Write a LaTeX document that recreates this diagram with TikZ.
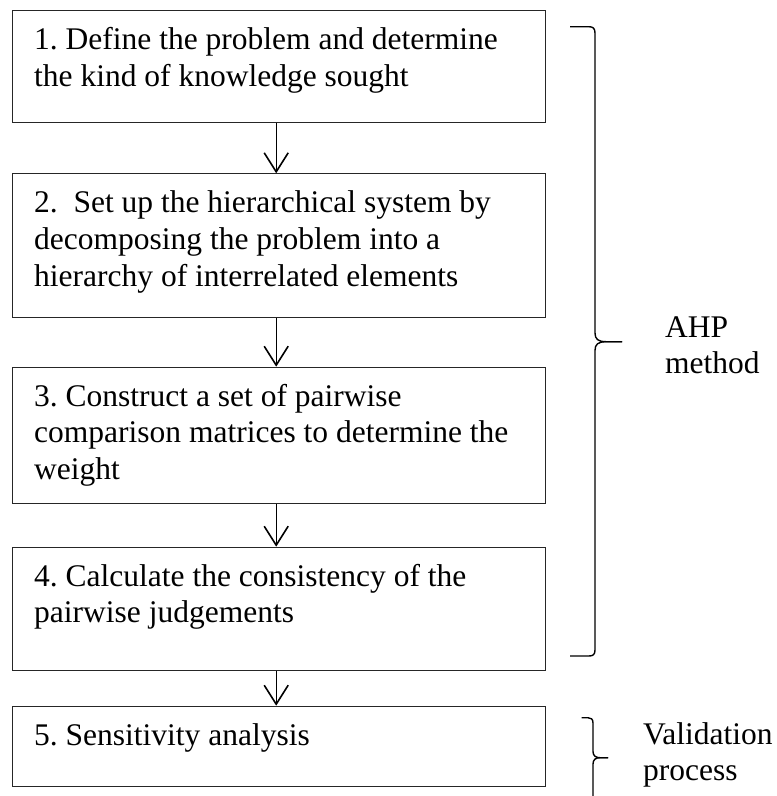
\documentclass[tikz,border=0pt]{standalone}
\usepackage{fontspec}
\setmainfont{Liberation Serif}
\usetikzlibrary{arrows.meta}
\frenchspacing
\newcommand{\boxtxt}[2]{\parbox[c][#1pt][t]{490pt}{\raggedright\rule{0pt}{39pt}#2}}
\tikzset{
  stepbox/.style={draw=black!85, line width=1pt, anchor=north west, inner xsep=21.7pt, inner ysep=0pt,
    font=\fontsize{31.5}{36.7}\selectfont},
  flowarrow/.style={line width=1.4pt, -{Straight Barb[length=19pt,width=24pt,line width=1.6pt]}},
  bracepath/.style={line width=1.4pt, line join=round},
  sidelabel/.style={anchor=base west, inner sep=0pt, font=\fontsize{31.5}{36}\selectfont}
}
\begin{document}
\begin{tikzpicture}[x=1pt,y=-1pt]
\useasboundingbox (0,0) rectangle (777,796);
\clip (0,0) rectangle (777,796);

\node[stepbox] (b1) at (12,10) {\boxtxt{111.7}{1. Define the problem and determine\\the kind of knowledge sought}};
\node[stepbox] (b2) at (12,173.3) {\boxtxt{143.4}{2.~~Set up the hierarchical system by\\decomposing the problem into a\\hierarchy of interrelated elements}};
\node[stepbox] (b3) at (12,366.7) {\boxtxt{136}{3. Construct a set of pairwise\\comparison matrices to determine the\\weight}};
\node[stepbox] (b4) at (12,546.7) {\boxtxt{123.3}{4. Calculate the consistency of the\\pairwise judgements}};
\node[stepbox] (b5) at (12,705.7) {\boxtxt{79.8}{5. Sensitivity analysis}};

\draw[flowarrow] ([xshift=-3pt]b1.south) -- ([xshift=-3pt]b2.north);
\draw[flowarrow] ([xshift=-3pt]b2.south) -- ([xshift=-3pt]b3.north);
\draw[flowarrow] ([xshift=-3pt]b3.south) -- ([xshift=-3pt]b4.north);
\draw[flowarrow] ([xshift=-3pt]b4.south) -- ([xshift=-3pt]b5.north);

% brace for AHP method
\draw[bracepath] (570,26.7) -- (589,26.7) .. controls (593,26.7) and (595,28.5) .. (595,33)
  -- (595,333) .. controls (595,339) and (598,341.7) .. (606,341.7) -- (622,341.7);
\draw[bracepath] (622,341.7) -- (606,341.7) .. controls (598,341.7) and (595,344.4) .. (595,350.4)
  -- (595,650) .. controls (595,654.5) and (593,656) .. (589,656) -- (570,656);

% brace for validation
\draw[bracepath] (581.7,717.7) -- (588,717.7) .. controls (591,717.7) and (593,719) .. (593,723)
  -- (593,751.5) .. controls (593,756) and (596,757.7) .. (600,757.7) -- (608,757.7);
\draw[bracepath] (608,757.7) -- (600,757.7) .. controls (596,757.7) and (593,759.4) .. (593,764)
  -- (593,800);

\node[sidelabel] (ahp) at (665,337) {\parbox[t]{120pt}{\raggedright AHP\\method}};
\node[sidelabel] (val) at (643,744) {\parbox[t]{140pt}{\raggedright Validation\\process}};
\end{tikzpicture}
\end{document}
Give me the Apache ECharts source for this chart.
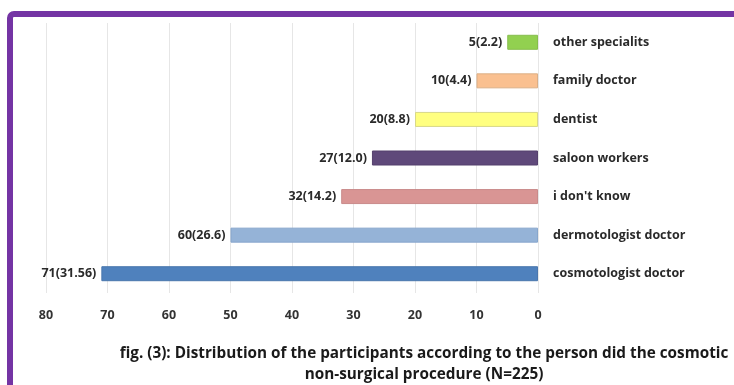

____

● TASK PROMPT
Output all of the data exactly as it stands, minus any images.

● ANSWER TO THIS EXERCISE
Write a LaTeX document that recreates this diagram with TikZ.
\documentclass[tikz,border=0pt]{standalone}
\usepackage{fontspec}
\setmainfont{Liberation Serif}
\usetikzlibrary{arrows.meta}
\frenchspacing
\newcommand{\boxtxt}[2]{\parbox[c][#1pt][t]{490pt}{\raggedright\rule{0pt}{39pt}#2}}
\tikzset{
  stepbox/.style={draw=black!85, line width=1pt, anchor=north west, inner xsep=21.7pt, inner ysep=0pt,
    font=\fontsize{31.5}{36.7}\selectfont},
  flowarrow/.style={line width=1.4pt, -{Straight Barb[length=19pt,width=24pt,line width=1.6pt]}},
  bracepath/.style={line width=1.4pt, line join=round},
  sidelabel/.style={anchor=base west, inner sep=0pt, font=\fontsize{31.5}{36}\selectfont}
}
\begin{document}
\begin{tikzpicture}[x=1pt,y=-1pt]
\useasboundingbox (0,0) rectangle (777,796);
\clip (0,0) rectangle (777,796);

\node[stepbox] (b1) at (12,10) {\boxtxt{111.7}{1. Define the problem and determine\\the kind of knowledge sought}};
\node[stepbox] (b2) at (12,173.3) {\boxtxt{143.4}{2.~~Set up the hierarchical system by\\decomposing the problem into a\\hierarchy of interrelated elements}};
\node[stepbox] (b3) at (12,366.7) {\boxtxt{136}{3. Construct a set of pairwise\\comparison matrices to determine the\\weight}};
\node[stepbox] (b4) at (12,546.7) {\boxtxt{123.3}{4. Calculate the consistency of the\\pairwise judgements}};
\node[stepbox] (b5) at (12,705.7) {\boxtxt{79.8}{5. Sensitivity analysis}};

\draw[flowarrow] ([xshift=-3pt]b1.south) -- ([xshift=-3pt]b2.north);
\draw[flowarrow] ([xshift=-3pt]b2.south) -- ([xshift=-3pt]b3.north);
\draw[flowarrow] ([xshift=-3pt]b3.south) -- ([xshift=-3pt]b4.north);
\draw[flowarrow] ([xshift=-3pt]b4.south) -- ([xshift=-3pt]b5.north);

% brace for AHP method
\draw[bracepath] (570,26.7) -- (589,26.7) .. controls (593,26.7) and (595,28.5) .. (595,33)
  -- (595,333) .. controls (595,339) and (598,341.7) .. (606,341.7) -- (622,341.7);
\draw[bracepath] (622,341.7) -- (606,341.7) .. controls (598,341.7) and (595,344.4) .. (595,350.4)
  -- (595,650) .. controls (595,654.5) and (593,656) .. (589,656) -- (570,656);

% brace for validation
\draw[bracepath] (581.7,717.7) -- (588,717.7) .. controls (591,717.7) and (593,719) .. (593,723)
  -- (593,751.5) .. controls (593,756) and (596,757.7) .. (600,757.7) -- (608,757.7);
\draw[bracepath] (608,757.7) -- (600,757.7) .. controls (596,757.7) and (593,759.4) .. (593,764)
  -- (593,800);

\node[sidelabel] (ahp) at (665,337) {\parbox[t]{120pt}{\raggedright AHP\\method}};
\node[sidelabel] (val) at (643,744) {\parbox[t]{140pt}{\raggedright Validation\\process}};
\end{tikzpicture}
\end{document}
Give me the Apache ECharts source for this chart.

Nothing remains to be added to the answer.